(freshrant.com) Powerful NRA lobbyists have almost single-handedly controlled the national dialogue on guns, especially when it comes to legislators. In this context, we should note that the very term "gun control" has the ring of insult to freedom-loving, constitution-abiding, gun-owning Americans. It is also obfuscatory, if not completely inaccurate.
A majority of Americans are not in favor controlling most guns and hunting rifles. The NRA has been enormously successful in convoluting ownership of pistols and rifles into the discussion of restricting the sale of semi-automatic weapons and magazines capable of firing a bullet a second (as was the case in the Colorado theater shooting).
Identifying the problem of being able to legally sell seemingly infinite quantities of semi-automatic rifles and ammunition is not enough to counter the verbal bulldozing of the gun lobby and its many supporters. Legislators and public advocates need explicit language to be effective in making their case.
I propose the term "Crowd Killers" for both the weapons and the magazines. Semi-automatic guns are crowd killer guns that dispense rapid-fire crowd killer bullets. Anyone who has followed the tragic events of the Aurora theater massacre and other similar events would not think these descriptors extreme. These weapons and high capacity magazines have been proven too often as being more than capable of killing and injuring large numbers of people in crowds. Full stop.
Crowd killer guns could be abbreviated as CKG's. Crowd killer bullets, CKB's. The alliterative double hard "K" sounds in Crowd Killer give the words the force and impact of the subject they describe. Crowd killer guns is a short and easy five syllables. Crowd killer bullets, six.
One would have to look all the way back to the 1980's when advocates of sensible weapon laws spoke out against bullets sold with a hardened core and tagged them with the controversial but highly impactful moniker, "Cop Killer Bullets." Since then, the NRA has controlled how to talk about weapons that put the welfare and safety of the public at risk.
Rep. Jim Moran (D), Virginia, for one, has come out with creative and descriptive new ways to address the problem. "This is about freedom. It's just stunning to me that my colleagues are so soft on crime and domestic terrorism."
Indeed. We have found the Weapons of Mass Destruction and they are ours. Our WMD's are the CKG's awaiting purchase in plain sight.
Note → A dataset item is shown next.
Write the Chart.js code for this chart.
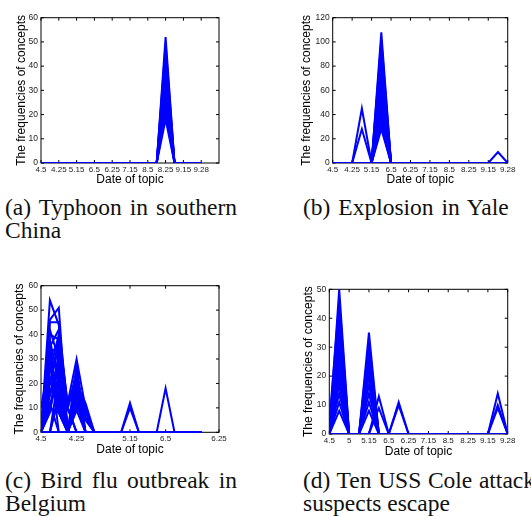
<!DOCTYPE html>
<html>
<head>
<meta charset="utf-8">
<script src="https://cdn.jsdelivr.net/npm/chart.js@4.4.0/dist/chart.umd.min.js"></script>
<style>
  body { margin: 0; background: #fff; width: 531px; height: 516px; overflow: hidden; position: relative; }
  canvas { position: absolute; }
  .cap { position: absolute; width: 232px; font-family: "Liberation Serif", "Times New Roman", serif;
         font-size: 23.5px; line-height: 23px; color: #111; text-align: justify; text-align-last: left; }
</style>
</head>
<body>
<canvas id="chartA" width="265" height="190" style="left:0;top:0"></canvas>
<canvas id="chartB" width="251" height="190" style="left:280px;top:0"></canvas>
<canvas id="chartC" width="265" height="190" style="left:0;top:270px"></canvas>
<canvas id="chartD" width="251" height="190" style="left:280px;top:270px"></canvas>
<div class="cap" style="left:5px;top:196px">(a) Typhoon in southern China</div>
<div class="cap" style="left:303px;top:196px;word-spacing:2px">(b) Explosion in Yale</div>
<div class="cap" style="left:5px;top:469px">(c) Bird flu outbreak in Belgium</div>
<div class="cap" style="left:303px;top:469px">(d) Ten USS Cole attack suspects escape</div>
<script>
// sampling days (index along the x axis) and the dates printed under them
const days = [0, 1, 2, 3, 4, 5, 6, 7, 8, 9, 10, 11, 12, 13, 14, 15, 16, 17, 18];
const tickDaysEven = [0, 2, 4, 6, 8, 10, 12, 14, 16, 18];
const tickLabelsA = ['4.5', '4.25', '5.15', '6.5', '6.25', '7.15', '8.5', '8.25', '9.15', '9.28'];
const tickLabelsB = ['4.5', '4.25', '5.15', '6.5', '6.25', '7.15', '8.5', '8.25', '9.15', '9.28'];
const tickDaysC = [0, 4, 10, 14, 20];
const tickLabelsC = ['4.5', '4.25', '5.15', '6.5', '6.25'];
const tickLabelsD = ['4.5', '5', '5.15', '6.5', '6.25', '7.15', '8.5', '8.25', '9.15', '9.28'];

// each concept: [day, frequency] pairs, every other day is 0
const seriesA = [
  [[14, 52]], [[14, 49]], [[14, 46]], [[14, 43]], [[14, 40]], [[14, 37]], [[14, 35]],
  [[14, 32]], [[14, 29]], [[14, 26]], [[14, 24]], [[14, 21]], [[14, 18]]
];
const seriesB = [
  [[3, 45]], [[3, 28]],
  [[5, 108]], [[5, 102]], [[5, 96]], [[5, 90]], [[5, 84]], [[5, 79]], [[5, 73]], [[5, 67]],
  [[5, 61]], [[5, 55]], [[5, 50]], [[5, 45]], [[5, 40]], [[5, 36]], [[5, 32]], [[5, 28]],
  [[17, 9]]
];
const seriesC = [
  [[1, 54], [2, 44]], [[1, 46], [2, 51]], [[1, 45], [2, 45], [3, 10]], [[1, 42], [2, 30], [3, 10], [4, 25]],
  [[1, 40], [2, 38]], [[1, 38], [2, 20], [4, 12]], [[1, 35], [2, 42], [3, 10]], [[1, 33], [2, 10]],
  [[1, 30], [2, 25], [4, 20]], [[1, 28], [2, 15]], [[1, 25], [2, 40], [3, 12], [4, 30], [5, 10]],
  [[1, 22], [2, 8]], [[1, 20], [2, 35], [4, 18]], [[1, 18], [2, 12]], [[1, 15], [2, 30], [3, 10], [4, 22], [5, 8]],
  [[1, 12], [2, 20]], [[1, 10], [2, 8], [4, 15]], [[1, 8], [2, 28]], [[1, 36], [2, 9], [4, 10], [5, 5]],
  [[1, 9], [2, 33]], [[2, 24]], [[2, 14], [4, 28]], [[4, 20], [5, 12]], [[4, 16]], [[4, 12], [5, 8]],
  [[4, 9]], [[0, 10], [1, 30]], [[0, 6], [1, 20], [2, 38]], [[0, 4], [1, 12]],
  [[1, 32], [2, 36]], [[1, 26], [2, 18]], [[1, 16], [2, 26], [3, 10]], [[2, 16], [4, 24], [5, 6]],
  [[10, 12]], [[10, 10]], [[14, 18]]
];
const seriesD = [
  [[1, 50]], [[0, 4], [1, 46]], [[1, 42]], [[0, 3], [1, 38]], [[1, 35]], [[1, 30]], [[0, 5], [1, 28]],
  [[1, 25]], [[1, 22]], [[1, 20]], [[1, 17]], [[1, 14]], [[1, 11]], [[1, 8]],
  [[4, 35]], [[4, 32]], [[4, 29]], [[4, 26]], [[4, 23]], [[4, 20]], [[4, 17]], [[4, 14]], [[4, 11]], [[4, 8]],
  [[5, 13]], [[5, 9]], [[7, 11]], [[7, 10]],
  [[17, 14]], [[17, 10]], [[17, 9]]
];

Chart.defaults.font.family = '"Liberation Sans", Arial, Helvetica, sans-serif';
Chart.defaults.color = '#222';

function toPoints(pairs) {
  const known = new Map(pairs);
  return days.map(d => ({ x: d, y: known.has(d) ? known.get(d) : 0 }));
}

// MATLAB-like box with inward tick marks
const frame = {
  id: 'frame',
  beforeDatasetsDraw(chart) {
    const { ctx, chartArea: a, scales: { x, y } } = chart;
    const len = 3;
    ctx.save();
    ctx.strokeStyle = '#000';
    ctx.lineWidth = 1;
    ctx.strokeRect(a.left, a.top, a.right - a.left, a.bottom - a.top);
    ctx.beginPath();
    y.ticks.forEach(t => {
      const py = y.getPixelForValue(t.value);
      ctx.moveTo(a.left, py); ctx.lineTo(a.left + len, py);
      ctx.moveTo(a.right, py); ctx.lineTo(a.right - len, py);
    });
    x.ticks.forEach(t => {
      const px = x.getPixelForValue(t.value);
      ctx.moveTo(px, a.top); ctx.lineTo(px, a.top + len);
      ctx.moveTo(px, a.bottom); ctx.lineTo(px, a.bottom - len);
    });
    ctx.stroke();
    ctx.restore();
  }
};

function makeChart(id, series, c) {
  return new Chart(document.getElementById(id), {
    type: 'line',
    data: {
      datasets: series.map(s => ({
        data: toPoints(s),
        borderColor: '#0000ff',
        borderWidth: 2,
        pointRadius: 0,
        fill: false,
        tension: 0
      }))
    },
    options: {
      responsive: false,
      animation: false,
      events: [],
      layout: { padding: { top: c.top, right: c.right, left: 0, bottom: 0 } },
      plugins: { legend: { display: false }, tooltip: { enabled: false } },
      scales: {
        x: {
          type: 'linear', min: 0, max: c.xMax,
          afterBuildTicks: s => { s.ticks = c.tickDays.map(v => ({ value: v })); },
          afterFit: s => { s.height = c.xH; },
          grid: { display: false, drawTicks: false },
          border: { display: false },
          ticks: { autoSkip: false, maxRotation: 0, padding: 2, font: { size: 8 },
                   callback: (v, i) => c.tickLabels[i] },
          title: { display: true, text: 'Date of topic', color: '#000', font: { size: 12 },
                   padding: { top: 0, bottom: c.xTitlePad } }
        },
        y: {
          min: 0, max: c.yMax,
          afterFit: s => { s.width = c.yW; },
          grid: { display: false, drawTicks: false },
          border: { display: false },
          ticks: { stepSize: c.yStep, padding: 3, font: { size: 8.5 } },
          title: { display: true, text: 'The frequencies of concepts', color: '#000', font: { size: 12 },
                   padding: { top: c.yTitlePad, bottom: 0 } }
        }
      }
    },
    plugins: [frame]
  });
}

window.addEventListener('DOMContentLoaded', () => {
  makeChart('chartA', seriesA, { top: 17.7, right: 46, xH: 27, yW: 41, xMax: 20, tickDays: tickDaysEven,
    tickLabels: tickLabelsA, yMax: 60, yStep: 10, xTitlePad: 2.8, yTitlePad: 14.8 });
  makeChart('chartB', seriesB, { top: 17.7, right: 23.3, xH: 27, yW: 52.7, xMax: 18, tickDays: tickDaysEven,
    tickLabels: tickLabelsB, yMax: 120, yStep: 20, xTitlePad: 2.8, yTitlePad: 19.5 });
  makeChart('chartC', seriesC, { top: 15.7, right: 46, xH: 27.7, yW: 41, xMax: 20, tickDays: tickDaysC,
    tickLabels: tickLabelsC, yMax: 60, yStep: 10, xTitlePad: 2.8, yTitlePad: 12.8 });
  makeChart('chartD', seriesD, { top: 19.3, right: 23.3, xH: 26, yW: 49.3, xMax: 18, tickDays: tickDaysEven,
    tickLabels: tickLabelsD, yMax: 50, yStep: 10, xTitlePad: 1.1, yTitlePad: 21.1 });
});
</script>
</body>
</html>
They can be bought online, at Wal-Mart or at that sporting goods store with the big friendly fish out front.
There will be the inevitable arguments claiming that making these CKG's illegal will just put them into the hands of the criminals. To counter that argument, both the shooter last week in Aurora and the one last year in Tucson purchased their guns and ammo legally. It is possible their respective massacres would have been limited if not entirely prevented if they would have had to resort to entering into an unfamiliar world of clandestine relationships with individuals selling illegal weapons. I suggest the loner, anti-social, secretive, even mentally disturbed personalities of many of these killers indicate a natural aversion to negotiating more risky and socially complex transactions.
It seems as ambitious to attempt to enter new nomenclature into the national dialogue on guns as it seems necessary. But for years the Republican Party has gotten its carefully defined talking points from its own hired gun, Frank Luntz, a skillful propagandist who has straight-jacketed all manner of Democratic Party ideas and helped facilitate GOP legislation via a multitude of verbal contortions.
It is past time for defeatist attitudes about being helpless in considering the public's rights when discussing gun rights. To borrow a phrase from the Second Amendment, we are overdue for "well-regulated" gun ownership. To that end, I humbly call upon advocates, policy markers and legislators to arm themselves with this freshly-minted CK weaponry specially calibrated to save lives. I invite all to freely retweet, recopy, repost this message honoring all victims, friends and families of crowd killer gun violence. I ask this as a remnant of remembrance beyond balloons and platitudes in hopes of preventing another cold, dead hand grasping skyward from a blood-stained theater floor.